Offenbach’s satirical operetta on the Orpheus and Eurydice myth admittedly does need some carefully judged decisions. It exists in two very different versions, and choices need to be made as to what to include and leave out in both dialogue and music. But what needs to survive is charm and lightness of touch and neither of these is in evidence for the first half hour of the evening or indeed for much of the finale set in Hell. Instead, Rice feels obliged to invent a ponderous back-story to explain the fact that in this version Orpheus and Eurydice are glad to be rid of one another. Charm only enters and didactic irrelevance exits, when the music insists on it with Pluto’s seduction aria with bees in a field of wheat. And at the end Rice insists that the shadow of #MeToo hangs heavily over the famous Galop Infernal or Can-Can. It is not clear to this reviewer that this frothy confection can bear the weight of so much ideological freight, or that it is necessary given that the figures of fun and bearers of negative reputation in this work are always the lecherous, sensation-surfeited gods, not the humans. The message is already there.
There are two aspects though that save this production from itself. Firstly, Rice’s approach really does bear dividends in Act Two, with a Beverley Hills swimming pool standing in for Mt. Olympus and all the sybaritic antics of gods on display. The rearrangement of the materials into a series of rapid-fire patter songs in the Gilbert & Sullivan style shows off the expert witty lyrics of Tom Morris to best advantage; and the director does not play around too much with the tone – a succession of superb satirical self-portraits brilliantly carried off by the singers allows the cynical brilliance of the writing to show through consistently. The lavish costumes, brilliant blues and whites of the set, and a pseudo-balletic chorus decked out in white balloons shows us rather than tells us that it is all about keeping up appearances and that the answer to everything lies ‘all in the optics.’

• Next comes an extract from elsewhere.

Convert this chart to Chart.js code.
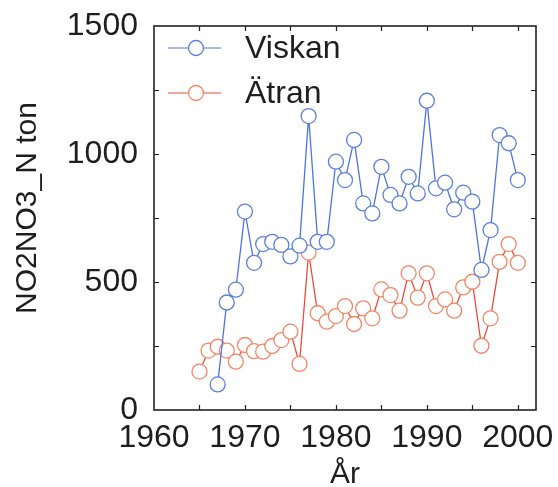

The other saving grace is the strength of the singing and acting which is uniformly crisp, nimble and technically skilful. This work offers much more for Eurydice than for Orpheus and Mary Bevan is fully up to the demands, whether in voice, dance or acting. Rice’s determination to turn the character into simple angry defiance of her fate does not help, but the bravura of the performance carries all before it. Bevan can well look after herself! Ed Lyon as Orpheus makes the most of the limited opportunities he has to establish his character, and sings his demanding arias with as much panache as he is allowed. He is ably supported by transgender baritone Lucia Lucas, who makes a very plausible London cabby voicing the views of ‘public opinion’ from a very real London taxi – this time a zany but apt directorial updating.
The most enjoyable work of the evening comes though from the superb roster of singers lined up to play the gods. All have their vocal show-off moments, but the two stand-out performances are from Willard White and Alex Otterburn, as Jupiter and Pluto. The latter cultivates exactly the right kind of rakish charm that is elsewhere in short supply in this production, full of knowing innuendo and plausibility; and the former catches the correct blend of sleaze and gruff, steely authority needed to depict a figure who is more ‘mafioso’ boss than detached deity. Alan Oke deserves a special mention for a fine comic turn as Pluto’s drunken and lecherous assistant, John Styx.
The glamorous sets by Lizzie Clachan manage to be showy and easy to manoeuvre between scenes: Hell is particularly well-conceived as both a seedy peep-show and a party extravaganza, successfully retaining the tone Offenbach intended. Lez Brotherson’s costumes make the right nods towards the Paris of the ‘Belle Epoque’, while also referencing the 1950s as the era of repression on earth from which everyone seeks to escape down below. Sian Edwards finds the pools of lyric interlude that lie amidst the mayhem, but still works up a storm with the orchestra in the sections that require it. As always here the chorus do a superb job in acting as well as singing very demanding material. And the special effects are, well ..special.
So the final verdict has to be a mixed one. The effervescence and unbridled satire is there to be sure, and this is a totally enjoyable evening. But it should not have to fight so hard against the director’s search for extraneous meaning. Ultimately the opera has to be performed on its own terms, not as a critique of itself.